Research can often run into difficulties, antibodies may not work, treatments may not have the desired effects or, another lab may scoop your results and publish first. These are all inherent risks which are acknowledged and accepted when conducting research. Capricious laboratory demolition is not. The sudden, poorly-planned eviction of a laboratory would more closely resemble the extraordinary circumstances of a natural disaster such as a fire or flood. Given that this was planned (albeit poorly) by the university, in secret, without adequate notification or consultation and will have a significant impact on graduate students research output, which is directly correlated with our grant potential, I feel Carleton University has a very real responsibility to compensate my lost work.

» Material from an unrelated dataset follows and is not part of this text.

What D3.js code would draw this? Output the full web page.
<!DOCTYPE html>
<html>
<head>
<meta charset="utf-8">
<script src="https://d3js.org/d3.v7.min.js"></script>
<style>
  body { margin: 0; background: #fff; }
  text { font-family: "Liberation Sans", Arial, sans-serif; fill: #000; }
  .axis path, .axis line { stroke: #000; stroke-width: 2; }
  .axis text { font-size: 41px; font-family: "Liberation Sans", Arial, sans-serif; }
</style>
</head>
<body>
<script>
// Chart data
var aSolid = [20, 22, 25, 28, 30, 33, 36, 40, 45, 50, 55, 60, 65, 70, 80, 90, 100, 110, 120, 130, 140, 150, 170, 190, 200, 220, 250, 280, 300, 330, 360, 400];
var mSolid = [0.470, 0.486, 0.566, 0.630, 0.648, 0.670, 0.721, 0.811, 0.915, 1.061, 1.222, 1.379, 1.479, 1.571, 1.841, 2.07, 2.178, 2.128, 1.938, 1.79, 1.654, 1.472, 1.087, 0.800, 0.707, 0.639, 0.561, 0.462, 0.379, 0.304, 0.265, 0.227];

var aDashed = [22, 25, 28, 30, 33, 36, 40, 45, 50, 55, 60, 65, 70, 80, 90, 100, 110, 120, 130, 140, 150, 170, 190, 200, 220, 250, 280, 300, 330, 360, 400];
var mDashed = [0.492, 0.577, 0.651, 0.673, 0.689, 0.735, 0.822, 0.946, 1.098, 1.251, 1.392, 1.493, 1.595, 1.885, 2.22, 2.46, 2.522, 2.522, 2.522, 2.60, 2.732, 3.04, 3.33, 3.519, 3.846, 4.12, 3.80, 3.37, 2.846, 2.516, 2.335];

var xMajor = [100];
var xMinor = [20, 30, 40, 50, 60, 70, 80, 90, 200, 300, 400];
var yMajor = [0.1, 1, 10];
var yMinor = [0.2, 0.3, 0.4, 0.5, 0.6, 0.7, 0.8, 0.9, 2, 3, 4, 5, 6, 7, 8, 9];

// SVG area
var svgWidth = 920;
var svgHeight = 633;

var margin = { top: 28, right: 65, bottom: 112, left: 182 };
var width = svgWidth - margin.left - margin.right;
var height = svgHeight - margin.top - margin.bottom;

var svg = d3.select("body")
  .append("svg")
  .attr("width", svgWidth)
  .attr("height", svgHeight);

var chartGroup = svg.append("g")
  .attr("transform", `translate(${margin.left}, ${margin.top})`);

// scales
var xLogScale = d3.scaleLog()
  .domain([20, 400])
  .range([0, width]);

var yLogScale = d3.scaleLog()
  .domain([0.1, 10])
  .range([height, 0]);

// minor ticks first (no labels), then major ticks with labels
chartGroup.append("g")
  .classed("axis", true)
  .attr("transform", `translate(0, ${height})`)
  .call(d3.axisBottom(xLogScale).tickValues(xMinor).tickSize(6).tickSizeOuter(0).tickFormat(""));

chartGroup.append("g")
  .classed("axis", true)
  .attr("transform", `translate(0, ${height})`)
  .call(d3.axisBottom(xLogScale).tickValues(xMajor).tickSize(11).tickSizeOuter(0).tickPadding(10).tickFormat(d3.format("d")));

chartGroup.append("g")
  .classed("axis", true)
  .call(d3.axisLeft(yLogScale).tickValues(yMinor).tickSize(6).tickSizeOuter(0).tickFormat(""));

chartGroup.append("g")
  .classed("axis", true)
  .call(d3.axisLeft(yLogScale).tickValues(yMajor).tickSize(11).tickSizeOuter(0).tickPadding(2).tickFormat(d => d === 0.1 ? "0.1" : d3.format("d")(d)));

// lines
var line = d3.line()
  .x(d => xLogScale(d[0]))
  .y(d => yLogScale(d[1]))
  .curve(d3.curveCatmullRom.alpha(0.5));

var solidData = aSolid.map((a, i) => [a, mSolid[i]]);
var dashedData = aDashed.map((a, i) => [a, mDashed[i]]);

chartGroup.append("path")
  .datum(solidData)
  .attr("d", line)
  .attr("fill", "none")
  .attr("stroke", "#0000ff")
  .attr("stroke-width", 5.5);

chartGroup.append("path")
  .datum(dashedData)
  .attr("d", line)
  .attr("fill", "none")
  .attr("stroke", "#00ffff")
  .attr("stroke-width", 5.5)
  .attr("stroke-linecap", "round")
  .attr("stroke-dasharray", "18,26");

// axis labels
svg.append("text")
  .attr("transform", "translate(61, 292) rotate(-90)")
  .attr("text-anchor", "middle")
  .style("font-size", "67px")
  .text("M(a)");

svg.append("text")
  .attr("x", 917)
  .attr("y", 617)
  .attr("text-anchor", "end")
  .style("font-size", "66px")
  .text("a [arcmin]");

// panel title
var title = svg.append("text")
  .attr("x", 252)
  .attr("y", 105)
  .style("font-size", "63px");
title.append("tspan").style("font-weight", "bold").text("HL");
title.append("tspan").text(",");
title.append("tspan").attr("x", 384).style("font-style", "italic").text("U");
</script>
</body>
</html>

Each year I pay close to $11,000 in tuition to Carleton University. I selected Carleton based on its faculty and research programs to carry out my research in preparation for post-docs and my future career. As a graduate student I take very few classes thus the vast majority of this tuition represents what I pay for direct access to my supervisor and the ability to carry out my research in its entirety at Carleton University. Both of these two services are being disrupted by this planning fiasco (I will have much less access to my supervisor, whom I work with in person daily and have access to less flexible lab and animal space with which to continue my experiments). On top of this my daily commute will be greatly extended and, the still incomplete plans suggest that once the lab space at HSB is ready we will lose the wet-lab space at OttawaU forcing me to commute back and forth several times per day and force me to halt the majority of my molecular work until the two facilities are once again in the same building. To state that compensation is inappropriate or that these delays could have occurred without the intervention of the university is completely false and unacceptable.

While I could continue to bring up reasons and better explain the differences between unexpected disruption and negligent, purposeful planning, I hope that as a senior member of the university you can see for yourself the error in Carleton’s position and work to rectify it, if not perhaps the other senior members of the university included in this email can figure it out together.